|
Author |
Topic: proHTML : dead links (Read 512 times) |
|
nay
|
proHTML : dead links
« on: Feb 16th, 2005, 3:25pm » |
|
hi all i am hoping to use the proHTML library to list dead links, unfortunately if i try to parse a link to find out if it is dead - and it is - it will abort the program any advice on how i can do this? i would assume that Christian Riekoff's piece "Tree" (http://www.texone.org/tree/index.html), which uses the library would have something to stop it crashing when it hits a dead link cheers rene.
|
|
|
|
amoeba
|
Re: proHTML : dead links
« Reply #1 on: Feb 16th, 2005, 6:55pm » |
|
Do you get any errors when it aborts, NullPointerExceptions etc? If ProHTML uses the URL.getConnection method there is no way to set a timeout on the connection, which can be very bad (i.e. eternal wait...) I just finished a web crawler project where I ended up using the Apache Jakarta Commons HttpClient library.

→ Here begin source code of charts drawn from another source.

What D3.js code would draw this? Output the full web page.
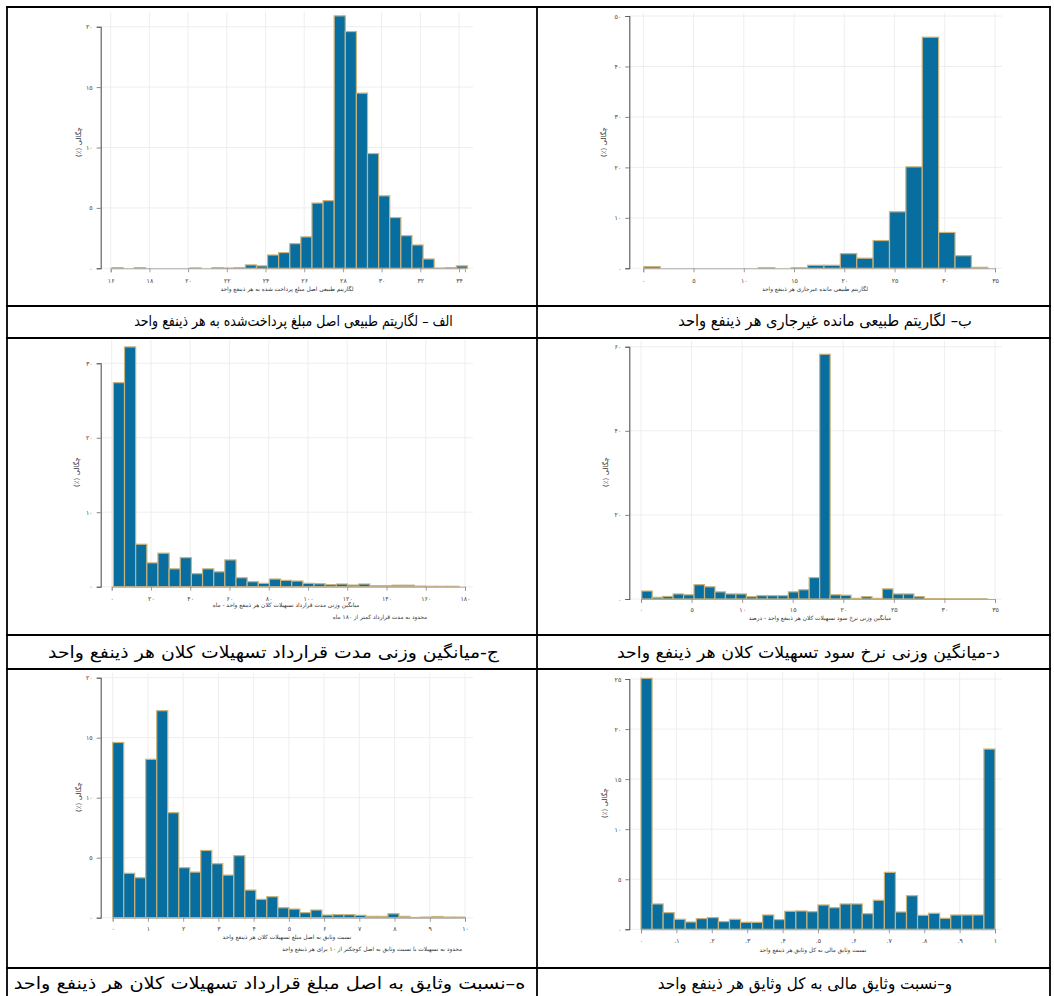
<!DOCTYPE html>
<html><head><meta charset="utf-8">
<script src="https://cdn.jsdelivr.net/npm/d3@7"></script>
<style>body{margin:0;background:#fff}svg{display:block}</style>
</head><body>
<svg id="c" width="1054" height="996"></svg>
<script>
// ---------------- DATA ----------------
// Panel الف : log principal
const densA = [0.05,0,0.05,0,0,0,0,0.03,0,0.05,0.02,0.05,0.28,0.2,1.1,1.3,2.04,2.6,5.4,5.6,20.9,19.6,14.5,9.5,6.0,4.2,2.7,1.93,0.77,0.02,0.05,0.2];
const binStartA = 16.07, binWidthA = 0.574;
const xTicksA = [16,18,20,22,24,26,28,30,32,34];
const yTicksA = [0,5,10,15,20];
// Panel ب : log non-current balance
const densB = [0.33,0,0,0,0,0,0,0.1,0,0.1,0.6,0.6,2.9,2.0,5.5,11.2,20.1,45.8,7.1,2.5,0.2];
const binStartB = 0.05, binWidthB = 1.63;
const xTicksB = [0,5,10,15,20,25,30,35];
const yTicksB = [0,10,20,30,40,50];
// Panel ج : contract duration (months)
const densC = [27.4,32.2,5.7,3.2,4.5,2.4,3.9,1.75,2.4,2.0,3.6,1.2,0.67,0.45,1.03,0.85,0.76,0.45,0.4,0.27,0.36,0.22,0.36,0.13,0.13,0.2,0.2,0.08,0.05,0.05,0.05];
const binStartC = 0.85, binWidthC = 5.68;
const xTicksC = [0,20,40,60,80,100,120,140,160,180];
const yTicksC = [0,10,20,30];
// Panel د : interest rate (percent)
const densD = [1.9,0.4,0.6,1.2,1.0,3.4,2.9,1.7,1.2,1.2,0.55,0.8,0.8,0.8,1.7,2.2,5.1,58.2,1.0,0.9,0.15,0.55,0.15,2.4,1.2,1.2,0.55,0.1,0.1,0.05,0.05,0.05,0.05];
const binStartD = 0.07, binWidthD = 1.035;
const xTicksD = [0,5,10,15,20,25,30,35];
const yTicksD = [0,20,40,60];
// Panel ه : collateral / principal
const densE = [14.6,3.7,3.33,13.2,17.25,8.75,4.17,3.8,5.6,4.5,3.55,5.17,2.3,1.53,1.75,0.83,0.72,0.42,0.64,0.22,0.25,0.25,0.2,0.11,0.11,0.33,0.11,0.02,0.05,0.1,0.05,0.05];
const binStartE = 0, binWidthE = 0.3125;
const xTicksE = [0,1,2,3,4,5,6,7,8,9,10];
const yTicksE = [0,5,10,15,20];
// Panel و : financial collateral share
const densF = [25.07,2.53,1.66,1.0,0.73,1.07,1.17,0.77,1.0,0.7,0.7,1.43,0.97,1.8,1.83,1.76,2.43,2.16,2.53,2.53,1.56,2.9,5.69,1.73,3.36,1.4,1.6,1.1,1.43,1.43,1.43,18.0];
const binStartF = 0, binWidthF = 0.03125;
const xTicksF = [0,0.1,0.2,0.3,0.4,0.5,0.6,0.7,0.8,0.9,1];
const xTickLabelsF = ["۰",".۱",".۲",".۳",".۴",".۵",".۶",".۷",".۸",".۹","۱"];
const yTicksF = [0,5,10,15,20,25];

const yTitle = "چگالی (٪)";
const xTitles = [
  "لگاریتم طبیعی اصل مبلغ پرداخت شده به هر ذینفع واحد",
  "لگاریتم طبیعی مانده غیرجاری هر ذینفع واحد",
  "میانگین وزنی مدت قرارداد تسهیلات کلان هر ذینفع واحد - ماه",
  "میانگین وزنی نرخ سود تسهیلات کلان هر ذینفع واحد - درصد",
  "نسبت وثایق به اصل مبلغ تسهیلات کلان هر ذینفع واحد",
  "نسبت وثایق مالی به کل وثایق هر ذینفع واحد"
];
const notes = [null,null,"محدود به مدت قرارداد کمتر از ۱۸۰ ماه",null,
  "محدود به تسهیلات با نسبت وثایق به اصل کوچکتر از ۱۰ برای هر ذینفع واحد",null];
const captions = [
  "الف – لگاریتم طبیعی اصل مبلغ پرداخت‌شده به هر ذینفع واحد",
  "ب– لگاریتم طبیعی مانده غیرجاری هر ذینفع واحد",
  "ج-میانگین وزنی مدت قرارداد تسهیلات کلان هر ذینفع واحد",
  "د-میانگین وزنی نرخ سود تسهیلات کلان هر ذینفع واحد",
  "ه–نسبت وثایق به اصل مبلغ قرارداد تسهیلات کلان هر ذینفع واحد",
  "و–نسبت وثایق مالی به کل وثایق هر ذینفع واحد"
];

// ---------------- LAYOUT ----------------
const fa = s => String(s).replace(/\d/g, d => "۰۱۲۳۴۵۶۷۸۹"[+d]);
const panels = [
  {dens:densA, start:binStartA, w:binWidthA, xt:xTicksA, yt:yTicksA, xd:[16,34.31],
   left:100.7, y0:268.3, yTop:26.7, xr:[110.7,465], gridTop:12, gridRight:473, tickY:281, titleY:289, titleX:287, yTX:79, yTY:142},
  {dens:densB, start:binStartB, w:binWidthB, xt:xTicksB, yt:yTicksB, xd:[0,35],
   left:629.3, y0:268.3, yTop:16, xr:[643.3,995], gridTop:13, gridRight:1002, tickY:281, titleY:289, titleX:815, yTX:604, yTY:142},
  {dens:densC, start:binStartC, w:binWidthC, xt:xTicksC, yt:yTicksC, xd:[0,180],
   left:100.7, y0:586.7, yTop:363.3, xr:[111.7,465], gridTop:340, gridRight:473, tickY:598.5, titleY:605, titleX:286, yTX:77, yTY:472, noteX:380, noteY:617},
  {dens:densD, start:binStartD, w:binWidthD, xt:xTicksD, yt:yTicksD, xd:[0,35],
   left:629.3, y0:599, yTop:346.7, xr:[641,995], gridTop:341, gridRight:1002, tickY:610, titleY:618, titleX:820, yTX:606, yTY:472},
  {dens:densE, start:binStartE, w:binWidthE, xt:xTicksE, yt:yTicksE, xd:[0,10],
   left:100.7, y0:917.7, yTop:677.7, xr:[112.7,465], gridTop:673, gridRight:473, tickY:929, titleY:937, titleX:287, yTX:79, yTY:797, noteX:372, noteY:949},
  {dens:densF, start:binStartF, w:binWidthF, xt:xTicksF, yt:yTicksF, xd:[0,1], xl:xTickLabelsF,
   left:629.3, y0:929.3, yTop:679, xr:[641,995], gridTop:672, gridRight:1002, tickY:941, titleY:950, titleX:813, yTX:605, yTY:803}
];
// caption centre x, centre y, width factor relative to 16px DejaVu
const capPos = [[293.5,321,0.784],[825,321,0.915],[273.5,652,1.177],[808.5,652,1.085],[269.5,983,1.206],[805,983,0.948]];
const FONT = "DejaVu Sans";
const svg = d3.select("#c");
svg.append("rect").attr("width",1054).attr("height",996).attr("fill","#fff");

panels.forEach((p, k) => {
  const g = svg.append("g");
  const x = d3.scaleLinear().domain(p.xd).range(p.xr);
  const ymax = p.yt[p.yt.length-1];
  const y = d3.scaleLinear().domain([0, ymax]).range([p.y0, p.yTop]);
  g.selectAll(".vg").data(p.xt).join("line")
    .attr("x1", d=>x(d)).attr("x2", d=>x(d)).attr("y1", p.gridTop).attr("y2", p.y0)
    .attr("stroke","#ececec").attr("stroke-width",0.9);
  g.selectAll(".hg").data(p.yt).join("line")
    .attr("x1", p.left).attr("x2", p.gridRight).attr("y1", d=>y(d)).attr("y2", d=>y(d))
    .attr("stroke","#ececec").attr("stroke-width",0.9);
  g.selectAll(".bar").data(p.dens).join("rect")
    .attr("x", (d,i)=>x(p.start+i*p.w))
    .attr("width", (d,i)=>x(p.start+(i+1)*p.w)-x(p.start+i*p.w))
    .attr("y", d=>y(d)).attr("height", d=>p.y0-y(d))
    .attr("fill","#086ea0").attr("stroke","#c9b27c").attr("stroke-width",1.2)
    .attr("display", d=> d>0 ? null : "none");
  const xa = g.append("g").attr("transform",`translate(0,${p.y0})`)
    .call(d3.axisBottom(x).tickValues(p.xt).tickSizeOuter(0).tickSize(4)
      .tickFormat((d,i)=> p.xl ? p.xl[i] : fa(d)));
  xa.select(".domain").attr("stroke","#aaa").attr("stroke-width",1);
  xa.selectAll(".tick line").attr("stroke","#888").attr("stroke-width",0.8);
  xa.selectAll(".tick text").attr("y", p.tickY - p.y0).attr("dy","0.35em")
    .attr("font-family",FONT).attr("font-size",6.3).attr("fill","#444");
  const ya = g.append("g").attr("transform",`translate(${p.left},0)`)
    .call(d3.axisLeft(y).tickValues(p.yt).tickSizeOuter(0).tickSize(4).tickPadding(4).tickFormat(d=>fa(d)));
  ya.select(".domain").attr("stroke","#555").attr("stroke-width",1.1);
  ya.selectAll(".tick line").attr("stroke","#666").attr("stroke-width",0.8);
  ya.selectAll(".tick text").attr("font-family",FONT).attr("font-size",6.3).attr("fill","#444");
  g.append("text").attr("x",p.titleX).attr("y",p.titleY).attr("dy","0.35em")
    .attr("text-anchor","middle").attr("direction","rtl")
    .attr("font-family",FONT).attr("font-size",5.8).attr("fill","#333").text(xTitles[k]);
  if (notes[k]) g.append("text").attr("x",p.noteX).attr("y",p.noteY).attr("dy","0.35em")
    .attr("text-anchor","middle").attr("direction","rtl")
    .attr("font-family",FONT).attr("font-size",5.8).attr("fill","#333").text(notes[k]);
  g.append("text").attr("transform",`translate(${p.yTX},${p.yTY}) rotate(-90)`)
    .attr("dy","0.35em").attr("text-anchor","middle").attr("direction","rtl")
    .attr("font-family",FONT).attr("font-size",7).attr("fill","#333").text(yTitle);
});

// table borders
const vLines = [7,537,1050], hLines = [7,306,338,635,669,968];
svg.selectAll(".vl").data(vLines).join("line")
  .attr("x1",d=>d).attr("x2",d=>d).attr("y1",6).attr("y2",1000)
  .attr("stroke","#000").attr("stroke-width",1.8);
svg.selectAll(".hl").data(hLines).join("line")
  .attr("x1",6).attr("x2",1051).attr("y1",d=>d).attr("y2",d=>d)
  .attr("stroke","#000").attr("stroke-width",1.8);
// captions
svg.selectAll(".cap").data(captions).join("text")
  .attr("x",(d,i)=>capPos[i][0]).attr("y",(d,i)=>capPos[i][1]).attr("dy","0.35em")
  .attr("text-anchor","middle").attr("direction","rtl")
  .attr("font-family",FONT).attr("font-size",16).attr("fill","#000").text(d=>d)
  .each(function(d,i){
    const w16 = this.getComputedTextLength();
    const f = capPos[i][2];
    d3.select(this).attr("font-size", 16*Math.pow(f,0.3))
      .attr("textLength", w16*f).attr("lengthAdjust","spacingAndGlyphs");
  });
</script>
</body></html>
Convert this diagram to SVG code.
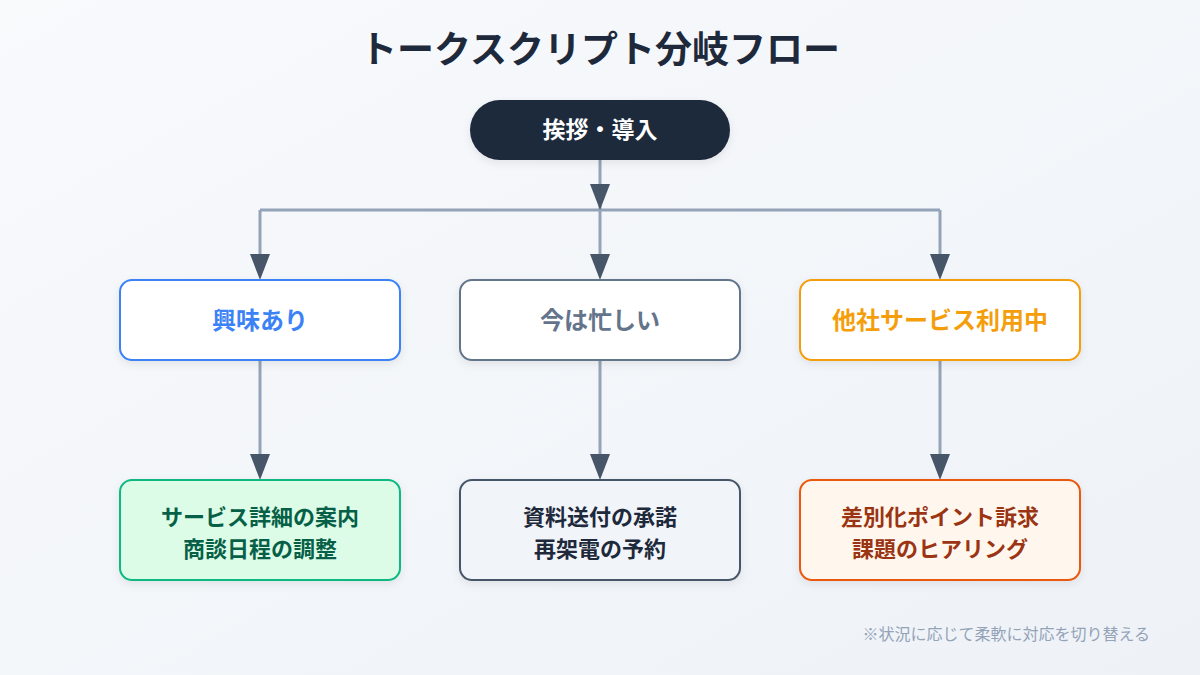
<svg xmlns="http://www.w3.org/2000/svg" width="1200" height="675" viewBox="0 0 1200 675">
<defs>
<linearGradient id="bg" x1="0" y1="0" x2="1" y2="1">
<stop offset="0" stop-color="#f8fafc"/>
<stop offset="1" stop-color="#eef2f7"/>
</linearGradient>
<filter id="sh" x="-10%" y="-10%" width="120%" height="130%">
<feDropShadow dx="0" dy="3" stdDeviation="4" flood-color="#0f172a" flood-opacity="0.08"/>
</filter>
<style>
text{font-family:"Noto Sans CJK JP","Noto Sans",sans-serif;font-weight:700;text-anchor:middle;}
.title{font-size:37px;fill:#1e293b;}
.mid{font-size:24px;}
.bot{font-size:22px;}
.line{fill:none;stroke:#94a3b8;stroke-width:3;}
.arrow{fill:#475569;}
.box{filter:url(#sh);}
</style>
</defs>
<rect width="1200" height="675" fill="url(#bg)"/>
<text class="title" x="600" y="63">トークスクリプト分岐フロー</text>

<g id="connectors">
<line class="line" x1="600" y1="160" x2="600" y2="262"/>
<line class="line" x1="260" y1="210" x2="940" y2="210"/>
<line class="line" x1="260" y1="210" x2="260" y2="262"/>
<line class="line" x1="940" y1="210" x2="940" y2="262"/>
<line class="line" x1="260" y1="360" x2="260" y2="462"/>
<line class="line" x1="600" y1="360" x2="600" y2="462"/>
<line class="line" x1="940" y1="360" x2="940" y2="462"/>
<path class="arrow" d="M590,184 L610,184 L600,210 Z"/>
<path class="arrow" d="M250,254 L270,254 L260,280 Z"/>
<path class="arrow" d="M590,254 L610,254 L600,280 Z"/>
<path class="arrow" d="M930,254 L950,254 L940,280 Z"/>
<path class="arrow" d="M250,454 L270,454 L260,480 Z"/>
<path class="arrow" d="M590,454 L610,454 L600,480 Z"/>
<path class="arrow" d="M930,454 L950,454 L940,480 Z"/>
</g>

<g id="start">
<rect class="box" x="470" y="100" width="260" height="60" rx="30" fill="#1e293b"/>
<text x="600" y="138" font-size="23" fill="#ffffff">挨拶・導入</text>
</g>

<g id="interested">
<rect class="box" x="120" y="280" width="280" height="80" rx="12" fill="#ffffff" stroke="#3b82f6" stroke-width="2"/>
<text class="mid" x="260" y="329" fill="#3b82f6">興味あり</text>
</g>
<g id="busy">
<rect class="box" x="460" y="280" width="280" height="80" rx="12" fill="#ffffff" stroke="#64748b" stroke-width="2"/>
<text class="mid" x="600" y="329" fill="#64748b">今は忙しい</text>
</g>
<g id="competitor">
<rect class="box" x="800" y="280" width="280" height="80" rx="12" fill="#ffffff" stroke="#f59e0b" stroke-width="2"/>
<text class="mid" x="940" y="329" fill="#f59e0b">他社サービス利用中</text>
</g>

<g id="detail">
<rect class="box" x="120" y="480" width="280" height="100" rx="12" fill="#dcfce7" stroke="#10b981" stroke-width="2"/>
<text class="bot" x="260" y="525" fill="#065f46">サービス詳細の案内</text>
<text class="bot" x="260" y="557" fill="#065f46">商談日程の調整</text>
</g>
<g id="recall">
<rect class="box" x="460" y="480" width="280" height="100" rx="12" fill="#f1f5f9" stroke="#475569" stroke-width="2"/>
<text class="bot" x="600" y="525" fill="#1e293b">資料送付の承諾</text>
<text class="bot" x="600" y="557" fill="#1e293b">再架電の予約</text>
</g>
<g id="diff">
<rect class="box" x="800" y="480" width="280" height="100" rx="12" fill="#fff7ed" stroke="#ea580c" stroke-width="2"/>
<text class="bot" x="940" y="525" fill="#9a3412">差別化ポイント訴求</text>
<text class="bot" x="940" y="557" fill="#9a3412">課題のヒアリング</text>
</g>

<text x="1150" y="640" font-size="16" fill="#94a3b8" style="text-anchor:end;font-weight:400">※状況に応じて柔軟に対応を切り替える</text>
</svg>
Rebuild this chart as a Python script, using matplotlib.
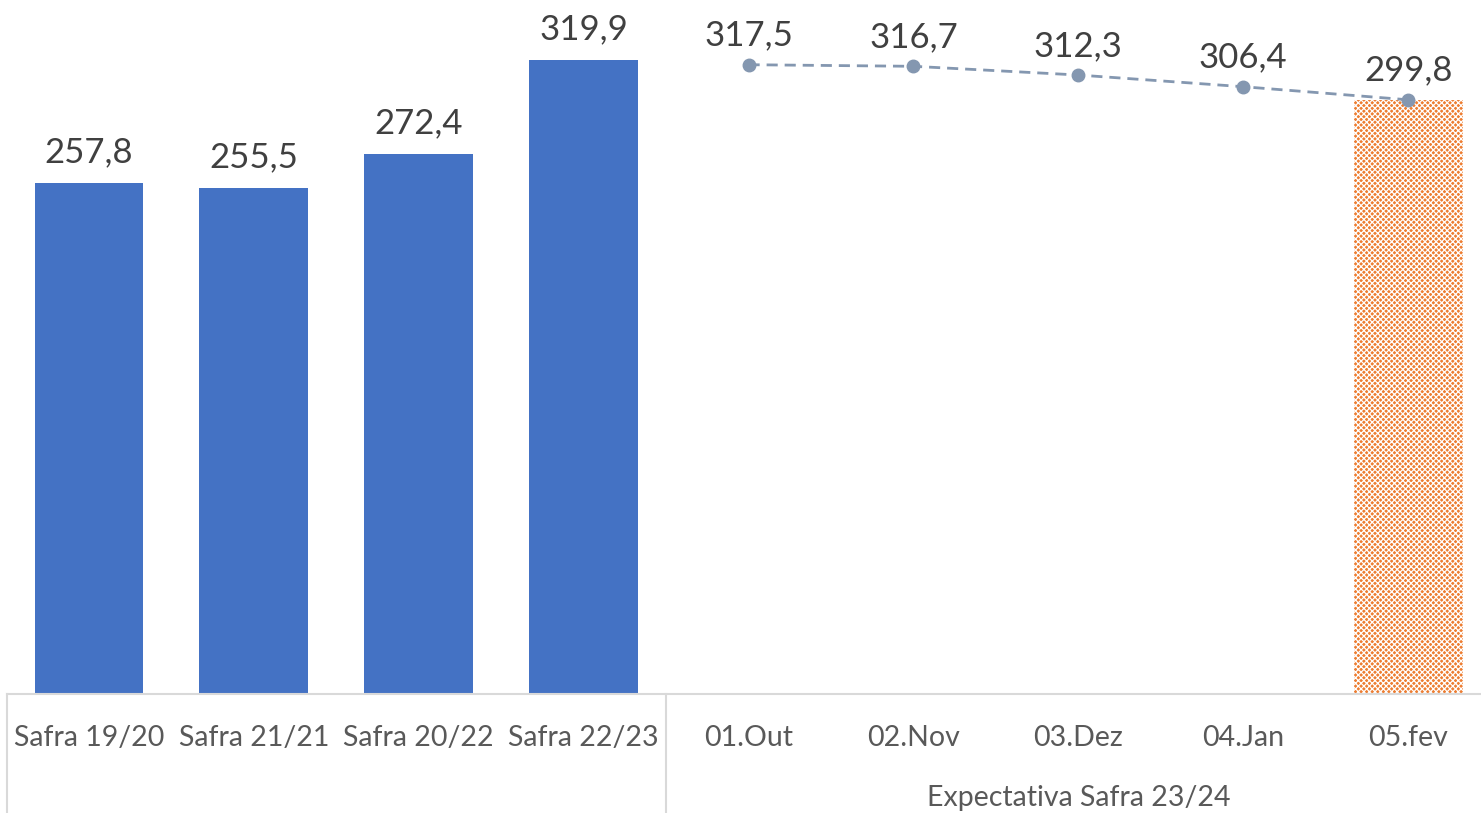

My spider (aka the useless Universal Digest Machine) is currently happily surfing and printing out little receipts for every page it visits...
|
marius watz // amoeba http://processing.unlekker.net/
|
|
|
nay
|
Re: proHTML : dead links
« Reply #2 on: Feb 17th, 2005, 12:21am » |
|
hi amoeba - nice piece! it looks like the error is from within the proHTML library to me but i could be wrong (and often am!): prohtml.InvalidUrlException: This is not a parsable URL at prohtml.HtmlTree.<init>(HtmlTree.java:9 at Temprary_6243_3356.setup(Temporary_6243_3356.java:9) it spits out the error and quits. would be great if whatever caused the error would print an error and return a bool value or something instead of quitting. am hoping to get this to work with this libary as I have no java experience but will look into it if i have to...
|
|
|
|
JohnG
|
Re: proHTML : dead links
« Reply #3 on: Feb 17th, 2005, 3:26pm » |
|
Just guessing at the syntax, since I'm not 100% sure of Java excpetions, but if you change the call to: Code: try { <command that causes program to quit> } catch(prohtml.InvalidUrlException e) { println("Bad Url"); } |
| it may work. Like I said, this is just a complete guess, since I've not tried to use exceptions in Java before.
|
|
|
|
amoeba
|
Re: proHTML : dead links
« Reply #4 on: Feb 17th, 2005, 3:55pm » |
|
nay: Glad you liked the piece. John is correct about the exception handling, you could make it even more general by saying the following: Code:try { <command block> } catch(Exception e) { println("Exception: "+e); } |
| Exception handling is usually needed when you don't know the data you're dealing with, just be aware that after an exception has been thrown you can't assume that any of the commands inside the try-catch block have been carried out. The best practice is to discard the result and start whatever you're doing again from the beginning. Or, as they say: "Fail gracefully."
|
« Last Edit: Feb 18th, 2005, 1:36am by amoeba » |
|
marius watz // amoeba http://processing.unlekker.net/
|
|
|
nay
|
Re: proHTML : dead links
« Reply #5 on: Feb 18th, 2005, 7:17pm » |
|
excellent! thanks guys - both snippets work! will read up on exception handling, not a term i was familar with am on my way...
|
|
|
|
|